25年の年金改革案には、制度全体の給付改善策も盛り込まれている。パート等より多くの人に厚生年金への加入を求め、将来の受給額を増やして貰う案だ。今は「従業員51人以上の企業」「月額賃金8万8000円以上」等の加入要件を設けているが、こうした要件を廃し、学生らを除いて週20時間以上働く人は皆厚生年金に加入させる事を想定している。最低賃金の上昇も有り、保険料負担で手取りが減らない様、「年収の壁」を意識して労働時間を抑えるパート等は増えている。これが労働力不足を招き、多くの業種が頭を抱えている。以前は労使折半の保険料負担を嫌って厚生年金の適用拡大に反対していた事業主等も余り騒がなくなった。主要な改革案の中では最も実現可能性が高いと見られている。
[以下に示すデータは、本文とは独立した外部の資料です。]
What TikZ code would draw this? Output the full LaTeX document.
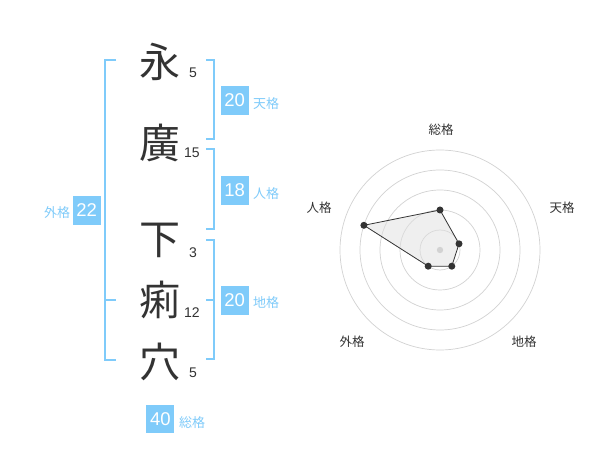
\documentclass[tikz,border=0pt]{standalone}
\usepackage{fontspec}
\setmainfont{Liberation Sans}
\newfontfamily\cjk{Noto Sans CJK JP}
\definecolor{bl}{RGB}{127,203,250}
\definecolor{ink}{RGB}{51,51,51}
\definecolor{ring}{RGB}{210,210,210}
\tikzset{
  kan/.style={inner sep=0pt, text=ink, font=\cjk\fontsize{41}{41}\selectfont},
  num/.style={inner sep=0pt, text=ink, font=\fontsize{14}{14}\selectfont},
  br/.style={draw=bl, line width=1.8pt},
  gbox/.style={fill=bl, text=white, inner sep=0pt, minimum width=28pt, minimum height=28.5pt, font=\fontsize{18.5}{18.5}\selectfont},
  glab/.style={inner sep=0pt, text=bl, font=\cjk\fontsize{13}{13}\selectfont},
  rlab/.style={inner sep=0pt, text=ink, font=\cjk\fontsize{12.5}{12.5}\selectfont},
  rdot/.style={circle, fill=ink, inner sep=0pt, minimum size=7pt},
}
\begin{document}
\begin{tikzpicture}[x=1pt,y=-1pt]
\useasboundingbox[fill=white] (0,0) rectangle (600,470);
% name characters
\node[kan] (c1) at (160,62) {永};
\node[kan] (c2) at (160,143) {廣};
\node[kan] (c3) at (160,240) {下};
\node[kan] (c4) at (160,300) {痢};
\node[kan] (c5) at (160,362) {穴};
% stroke counts
\node[num] (n1) at (193,73) {5};
\node[num] (n2) at (192,153) {15};
\node[num] (n3) at (193,253) {3};
\node[num] (n4) at (192,313) {12};
\node[num] (n5) at (193,373) {5};
% brackets
\draw[br] (116,60) -| (105,360) -- (116,360);
\draw[br] (105,300) -- (116,300);
\draw[br] (206,60) -| (214,139) -- (206,139);
\draw[br] (206,149) -| (214,229) -- (206,229);
\draw[br] (206,240) -| (214,359) -- (206,359);
\draw[br] (206,300) -- (214,300);
% grade boxes
\node[gbox] (g1) at (234.7,100.3) {20};
\node[glab] (l1) at (266,104) {天格};
\node[gbox] (g2) at (234.7,190.3) {18};
\node[glab] (l2) at (266,194) {人格};
\node[gbox] (g3) at (234.7,300.3) {20};
\node[glab] (l3) at (266,303) {地格};
\node[gbox] (g4) at (86.7,210.5) {22};
\node[glab] (l4) at (57,213) {外格};
\node[gbox] (g5) at (160.3,419) {40};
\node[glab] (l5) at (192,423) {総格};
% radar chart
\foreach \r in {20,40,60,80,100} \draw[ring, line width=0.7pt] (440,250) circle (\r);
\coordinate (p1) at (440,210);
\coordinate (p2) at (459.0,243.8);
\coordinate (p3) at (451.8,266.2);
\coordinate (p4) at (428.2,266.2);
\coordinate (p5) at (363.9,225.3);
\fill[black!12, fill opacity=0.5] (p1) -- (p2) -- (p3) -- (p4) -- (p5) -- cycle;
\draw[ink, line width=0.8pt] (p1) -- (p2) -- (p3) -- (p4) -- (p5) -- cycle;
\fill[ring] (440,250) circle (3.2);
\foreach \p in {p1,p2,p3,p4,p5} \node[rdot] at (\p) {};
\node[rlab] (r1) at (441,130) {総格};
\node[rlab] (r2) at (562,208) {天格};
\node[rlab] (r3) at (524,342) {地格};
\node[rlab] (r4) at (352,342) {外格};
\node[rlab] (r5) at (319,208) {人格};
\end{tikzpicture}
\end{document}
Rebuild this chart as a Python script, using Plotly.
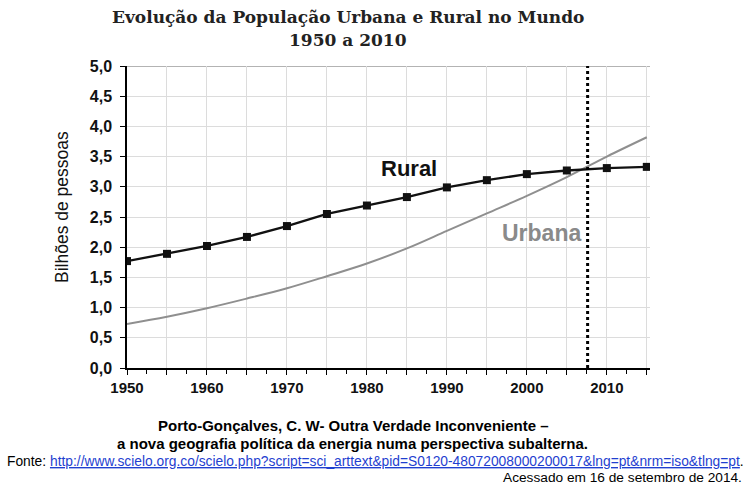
import plotly.graph_objects as go

years = [1950, 1955, 1960, 1965, 1970, 1975, 1980, 1985, 1990, 1995, 2000, 2005, 2010, 2015]
rural = [1.77, 1.89, 2.02, 2.17, 2.35, 2.55, 2.69, 2.83, 2.99, 3.11, 3.21, 3.27, 3.31, 3.33]
urbana = [0.73, 0.85, 0.99, 1.15, 1.32, 1.52, 1.73, 1.98, 2.27, 2.56, 2.85, 3.16, 3.50, 3.82]
crossover_year = 2007.6
y_ticks = [0, 0.5, 1, 1.5, 2, 2.5, 3, 3.5, 4, 4.5, 5]
x_label_years = [1950, 1960, 1970, 1980, 1990, 2000, 2010]

title1 = "Evolução da População Urbana e Rural no Mundo"
title2 = "1950 a 2010"
cap1 = "Porto-Gonçalves, C. W- Outra Verdade Inconveniente –"
cap2 = "a nova geografia política da energia numa perspectiva subalterna."
url = "http://www.scielo.org.co/scielo.php?script=sci_arttext&pid=S0120-48072008000200017&lng=pt&nrm=iso&tlng=pt"
acc = "Acessado em 16 de setembro de 2014."

SANS = "Liberation Sans, Arial, sans-serif"
SERIF = "DejaVu Serif, serif"

fig = go.Figure()
fig.add_trace(go.Scatter(x=years, y=urbana, mode="lines", line=dict(color="#8f8f8f", width=2, shape="spline"),
                         showlegend=False))
fig.add_trace(go.Scatter(x=years, y=rural, mode="lines+markers", line=dict(color="#111111", width=2.3),
                         marker=dict(symbol="square", size=8, color="#111111"), showlegend=False))

fig.add_shape(type="line", x0=crossover_year, x1=crossover_year, y0=0, y1=5, xref="x", yref="y",
              line=dict(color="#000000", width=3, dash="dot"))
fig.add_shape(type="line", x0=0, x1=1, xref="paper", y0=5, y1=5, yref="y",
              line=dict(color="#9a9a9a", width=1.5), layer="below")

tickvals = years
ticktext = [str(y) if y in x_label_years else "" for y in years]

fig.update_xaxes(range=[1950, 2015.4], tickvals=tickvals, ticktext=ticktext,
                 ticks="outside", ticklen=5, tickcolor="#000", showgrid=True, gridcolor="#dcdcdc", gridwidth=1,
                 showline=True, linecolor="#000", linewidth=1.5, zeroline=False,
                 tickfont=dict(family=SANS, size=15, color="#111", weight="bold"),
                 minor=dict(dtick=2.5, tick0=1950, ticks="outside", ticklen=4, tickcolor="#000", showgrid=False))
fig.update_yaxes(range=[0, 5], tickvals=y_ticks, tickformat=".1f", ticks="outside", ticklen=5, tickcolor="#000",
                 showgrid=True, gridcolor="#dcdcdc", gridwidth=1, showline=True, linecolor="#000", linewidth=1.5,
                 zeroline=False, ticklabelstandoff=5,
                 tickfont=dict(family=SANS, size=16, color="#111", weight="bold"))


def px(xp, yp):
    return (xp - 127) / 523.0, (368 - yp) / 302.0


anns = []


def add(text, x, y, font, xanchor="center", angle=0):
    xp, yp = px(x, y)
    anns.append(dict(text=text, x=xp, y=yp, xref="paper", yref="paper", showarrow=False,
                     xanchor=xanchor, yanchor="middle", font=font, textangle=angle))


add("<b>" + title1 + "</b>", 348, 17, dict(family=SERIF, size=17, color="#222"))
add("<b>" + title2 + "</b>", 348, 40, dict(family=SERIF, size=17, color="#222"))
add("<b>" + cap1 + "</b>", 353, 425, dict(family=SANS, size=15, color="#000"))
add("<b>" + cap2 + "</b>", 352, 443, dict(family=SANS, size=15, color="#000"))
add("Fonte: <span style='color:#1f3fd0'><u>" + url + "</u></span>.", 5, 461,
    dict(family=SANS, size=13.8, color="#000"), xanchor="left")
add(acc, 744, 478, dict(family=SANS, size=13.7, color="#000"), xanchor="right")
add("Bilhões de pessoas", 62, 207, dict(family=SANS, size=17.5, color="#111"), angle=-90)

anns.append(dict(text="<b>Rural</b>", x=1985.3, y=3.31, xref="x", yref="y", showarrow=False,
                 font=dict(family=SANS, size=22, color="#111")))
anns.append(dict(text="<b>Urbana</b>", x=2001.8, y=2.23, xref="x", yref="y", showarrow=False,
                 font=dict(family=SANS, size=23, color="#8a8a8a")))

fig.update_layout(width=750, height=488, margin=dict(l=127, r=100, t=66, b=120, autoexpand=False),
                  plot_bgcolor="white", paper_bgcolor="white", separators=",.", annotations=anns)

fig.write_html("out.html", config={"displayModeBar": False},
               post_script="document.body.style.margin='0';document.body.style.overflow='hidden';")
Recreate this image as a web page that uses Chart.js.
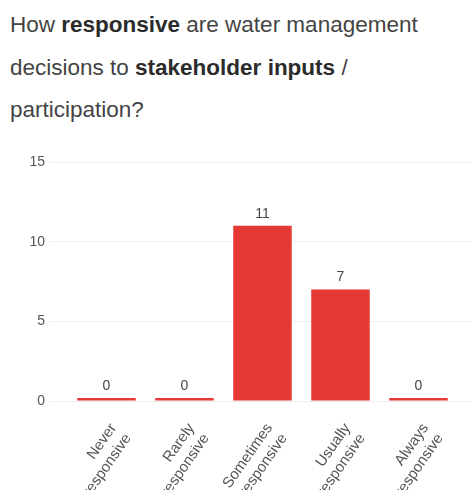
<!DOCTYPE html>
<html>
<head>
<meta charset="utf-8">
<script src="https://cdn.jsdelivr.net/npm/chart.js@4.4.1/dist/chart.umd.min.js"></script>
<style>
  html, body { margin: 0; padding: 0; background: #fff; overflow: hidden; }
  body { width: 472px; height: 490px; position: relative; }
  .question {
    position: absolute; left: 10px; top: 4px; width: 460px;
    font-family: "Liberation Sans", Arial, sans-serif;
    font-size: 22.5px; line-height: 42.5px; color: #444;
  }
  .question b { color: #2b2b2b; }
  .chart-box { position: absolute; left: 0; top: 140px; width: 472px; height: 380px; }
</style>
</head>
<body>
<div class="question">How <b>responsive</b> are water management decisions to <b>stakeholder inputs</b> / participation?</div>
<div class="chart-box"><canvas id="responsiveChart"></canvas></div>

<script>
const answerLabels = [
  ['Never', 'responsive'],
  ['Rarely', 'responsive'],
  ['Sometimes', 'responsive'],
  ['Usually', 'responsive'],
  ['Always', 'responsive']
];
const answerCounts = [0, 0, 11, 7, 0];
const yTicks = [0, 5, 10, 15];

const FONT = '"Liberation Sans", Arial, sans-serif';

// prints the count on top of each bar
const valueLabels = {
  id: 'valueLabels',
  afterDatasetsDraw(chart) {
    const ctx = chart.ctx;
    const meta = chart.getDatasetMeta(0);
    ctx.save();
    ctx.font = '14px ' + FONT;
    ctx.fillStyle = '#444';
    ctx.textAlign = 'center';
    ctx.textBaseline = 'bottom';
    meta.data.forEach((bar, i) => {
      ctx.fillText(String(answerCounts[i]), bar.x, bar.y - 5);
    });
    ctx.restore();
  }
};

function responsiveChart() {
  const ctx = document.getElementById('responsiveChart');

  const data = {
    datasets: [{
      data: answerCounts.map((v, i) => ({ x: i, y: v })),
      backgroundColor: '#e53935',
      borderWidth: 0,
      barPercentage: 0.75,
      categoryPercentage: 1,
      minBarLength: 3
    }]
  };

  const config = {
    type: 'bar',
    data: data,
    options: {
      responsive: true,
      maintainAspectRatio: false,
      animation: false,
      layout: { padding: { top: 22, right: 0, left: 0, bottom: 0 } },
      plugins: {
        legend: { display: false },
        tooltip: { enabled: false }
      },
      scales: {
        x: {
          type: 'linear',
          offset: false,
          min: -0.724,
          max: 4.686,
          grid: { display: false },
          border: { display: false },
          afterFit: s => { s.height = 119; },
          afterBuildTicks: s => { s.ticks = answerLabels.map((l, i) => ({ value: i })); },
          ticks: {
            autoSkip: false,
            minRotation: 55,
            maxRotation: 55,
            padding: 11,
            labelOffset: 7,
            color: '#555',
            font: { family: FONT, size: 15 },
            callback: v => answerLabels[v]
          }
        },
        y: {
          min: 0,
          max: 15,
          afterFit: s => { s.width = 50; },
          afterBuildTicks: s => { s.ticks = yTicks.map(v => ({ value: v })); },
          grid: { color: '#eeeeee', drawTicks: false },
          border: { display: false },
          ticks: {
            padding: 5,
            color: '#555',
            font: { family: FONT, size: 14 }
          }
        }
      }
    },
    plugins: [valueLabels]
  };

  new Chart(ctx, config);
}

responsiveChart();
</script>
</body>
</html>
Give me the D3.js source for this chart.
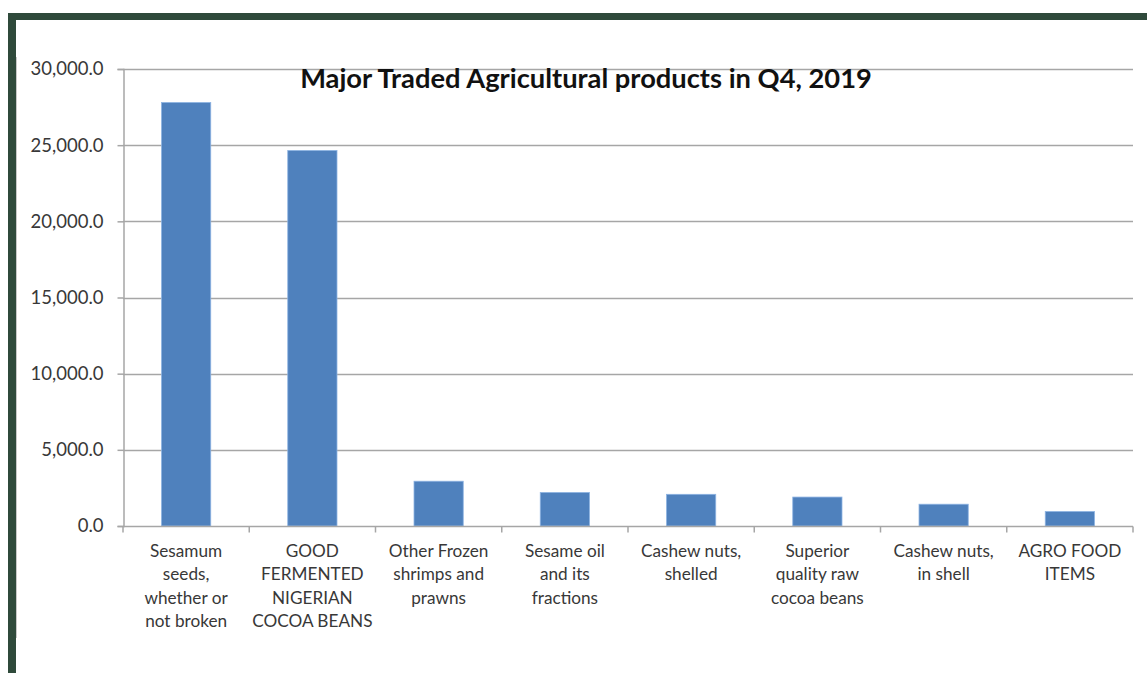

この他の改革案には、高齢者の働き控えを防ぐ案として、「在職老齢年金制度」を縮小する案も並んでいる。現在は給与と厚生年金の合計額が月50万円を超すと、受け取る年金額がカットされる。この基準額を62万円に引き上げ、より多くの高齢者に働いて貰う事を意図している。
女性の社会進出を踏まえ、配偶者が亡くなった時に受け取る遺族年金も、女性に手厚い仕組みを見直す。男女とも20〜50歳代で子がいなければ給付期間を原則5年で統一する。現在は30歳以上の女性は生涯受給出来るのに対し、55歳未満の男性には受給権が無い。
更に年金財政の安定化に向け、年収798万円以上の人の厚生年金保険料をアップする案も有る。今は保険料の算出に使う標準報酬月額(見做しの賃金)が65万円以上なら幾ら稼いでいても保険料は同額だ。この上限額を引き上げ、所得の高い人にはより多くの保険料を求める様にする。